Start of Records shown
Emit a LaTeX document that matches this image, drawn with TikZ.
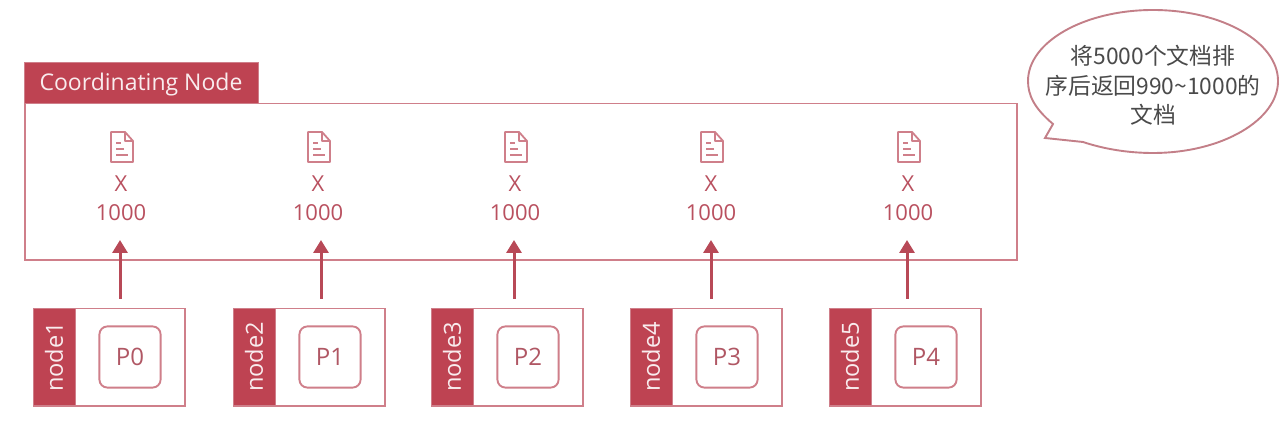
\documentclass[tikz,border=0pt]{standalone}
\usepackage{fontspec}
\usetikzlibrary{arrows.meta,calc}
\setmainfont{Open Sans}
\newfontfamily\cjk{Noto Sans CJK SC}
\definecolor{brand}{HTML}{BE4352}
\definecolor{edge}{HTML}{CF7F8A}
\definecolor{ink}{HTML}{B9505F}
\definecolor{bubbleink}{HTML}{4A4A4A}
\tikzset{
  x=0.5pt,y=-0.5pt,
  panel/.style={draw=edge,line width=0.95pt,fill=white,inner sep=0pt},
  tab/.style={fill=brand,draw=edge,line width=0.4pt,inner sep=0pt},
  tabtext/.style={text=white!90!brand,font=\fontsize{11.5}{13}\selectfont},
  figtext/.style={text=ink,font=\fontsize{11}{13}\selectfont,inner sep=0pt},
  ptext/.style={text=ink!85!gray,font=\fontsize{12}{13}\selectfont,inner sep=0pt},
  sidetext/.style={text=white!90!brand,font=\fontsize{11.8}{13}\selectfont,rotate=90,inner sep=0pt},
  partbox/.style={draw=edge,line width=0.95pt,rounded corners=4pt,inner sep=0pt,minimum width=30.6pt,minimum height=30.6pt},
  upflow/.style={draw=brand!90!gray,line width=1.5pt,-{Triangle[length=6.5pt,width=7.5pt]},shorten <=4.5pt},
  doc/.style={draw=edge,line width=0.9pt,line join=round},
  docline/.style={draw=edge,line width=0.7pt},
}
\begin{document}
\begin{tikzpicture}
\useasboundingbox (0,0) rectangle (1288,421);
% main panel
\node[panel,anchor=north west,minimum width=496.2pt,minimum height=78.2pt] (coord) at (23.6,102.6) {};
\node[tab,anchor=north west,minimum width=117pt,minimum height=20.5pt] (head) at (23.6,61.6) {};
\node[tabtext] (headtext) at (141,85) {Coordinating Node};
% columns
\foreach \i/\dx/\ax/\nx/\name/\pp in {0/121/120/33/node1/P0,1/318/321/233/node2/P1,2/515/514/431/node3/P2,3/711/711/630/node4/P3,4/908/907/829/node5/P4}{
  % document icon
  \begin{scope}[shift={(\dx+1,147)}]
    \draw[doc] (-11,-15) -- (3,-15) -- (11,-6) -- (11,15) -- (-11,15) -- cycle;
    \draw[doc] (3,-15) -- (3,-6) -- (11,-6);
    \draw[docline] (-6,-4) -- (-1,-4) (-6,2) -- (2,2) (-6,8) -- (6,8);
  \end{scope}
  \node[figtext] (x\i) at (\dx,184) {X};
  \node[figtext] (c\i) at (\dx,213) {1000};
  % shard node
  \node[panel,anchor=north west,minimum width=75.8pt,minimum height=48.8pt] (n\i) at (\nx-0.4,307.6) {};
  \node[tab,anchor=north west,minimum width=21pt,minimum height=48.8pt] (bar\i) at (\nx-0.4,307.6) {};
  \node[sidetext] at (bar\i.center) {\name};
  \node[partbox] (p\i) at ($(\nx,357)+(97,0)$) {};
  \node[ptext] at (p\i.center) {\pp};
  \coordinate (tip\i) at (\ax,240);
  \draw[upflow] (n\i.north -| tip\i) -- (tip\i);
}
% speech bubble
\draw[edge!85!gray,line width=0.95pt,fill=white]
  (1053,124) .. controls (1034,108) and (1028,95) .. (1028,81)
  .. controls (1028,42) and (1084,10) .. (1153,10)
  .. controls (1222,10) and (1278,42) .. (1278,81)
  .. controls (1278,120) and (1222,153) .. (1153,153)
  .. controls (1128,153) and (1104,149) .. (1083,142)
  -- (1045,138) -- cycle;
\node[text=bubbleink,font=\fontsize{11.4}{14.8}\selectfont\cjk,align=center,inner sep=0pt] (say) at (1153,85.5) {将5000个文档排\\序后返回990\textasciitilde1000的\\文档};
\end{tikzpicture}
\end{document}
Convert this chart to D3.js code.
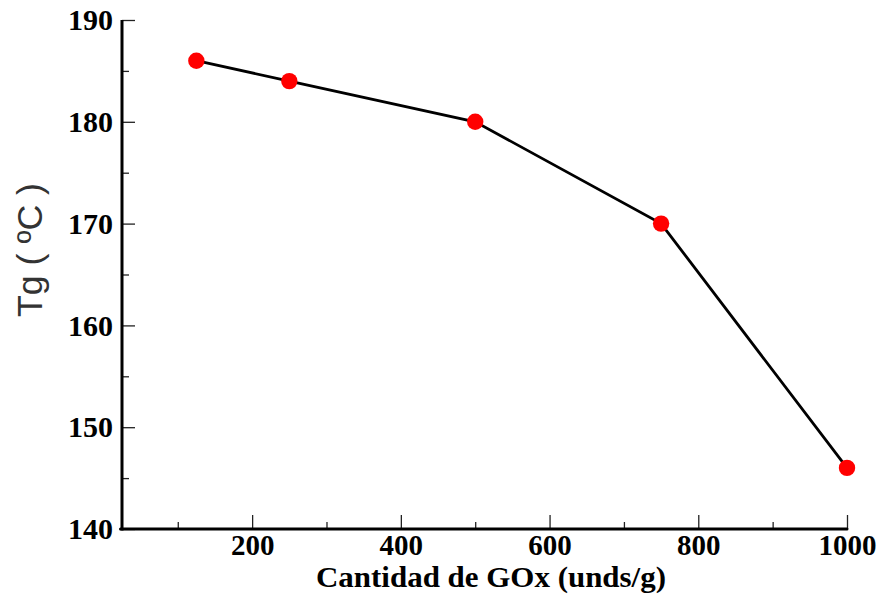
End of Records shown
_Requirement_
Gather up every line from the listing above in which the word "this" occurs.

_Output of the task_
Emit a LaTeX document that matches this image, drawn with TikZ.
Convert this chart to D3.js code.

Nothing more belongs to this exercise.